Other risk factors, such as tobacco smoking and vitamin D deficiency, which have immunomodulating
properties, may also play some role, although the latter is not compatible with all data of the
descriptive epidmiology of multiple sclerosis. Diet might be of considerable importance, all the more
since multiple sclerosis can be ecologically attributed to a certain food patterns and is inversely
associated with others (e.g., the ‘Mediterranean diet’). The hypothesis that the preservation of meat
by nitrite and wood smoke plays a role, and the protective influence of a fish and, possibly, a vegetable
diet, are supported by some studies, but methodological constraints limit, at present, definite conclusions.

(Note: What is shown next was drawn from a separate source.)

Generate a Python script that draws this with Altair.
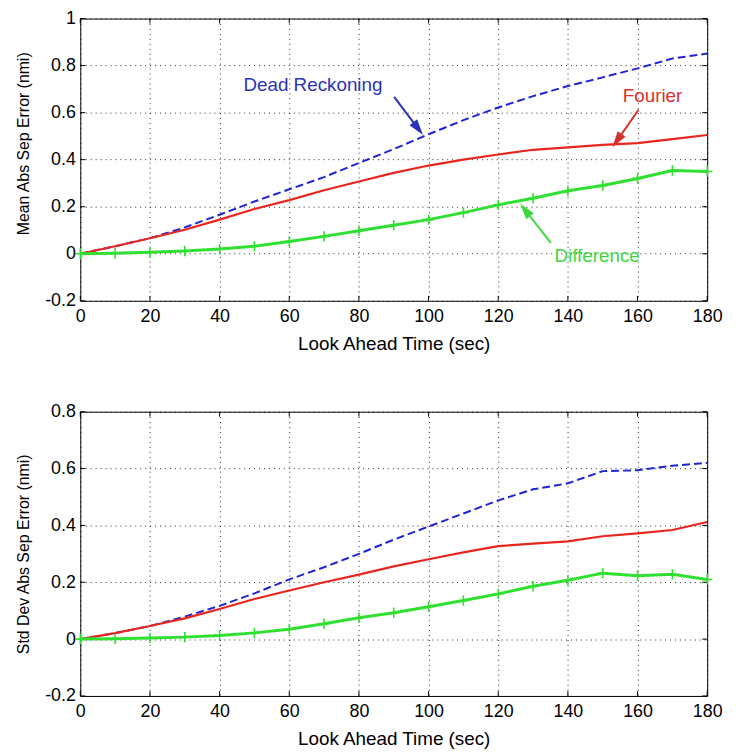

A new avenue is the search for an interaction between genetic and environmental causes, and also
between several environmental factors that might lead to new approaches for prevention and, perhaps,
for the treatment of multiple sclerosis.
Sausage Preservation Methods and the Prevalence of Multiple Sclerosis: An Ecological Study
http://www.informaworld.com/smpp/conten ... 053&db=all
Sausage preservation methods (smoking vs. drying), as classified by Hippisley Coxe and Hippisley Coxe
(1986), were compared with the prevalence of multiple sclerosis (MS) in 26 countries. Meat, pork, and
animal fat consumption, divided by food energy intake, were taken as covariates. In logistic regression
smoke preservation, meat consumption and animal fat consumption showed a significant association
with MS in univariate analysis. In multiple logistic regression, smoke preservation was associated with
MS independently from meat and pork consumption, whereas animal fat contributed with borderline
significance. The data suggest an association between sausage preservation by smoking and MS.
A possible causal link should be studied further by individual-based epidemiological approaches.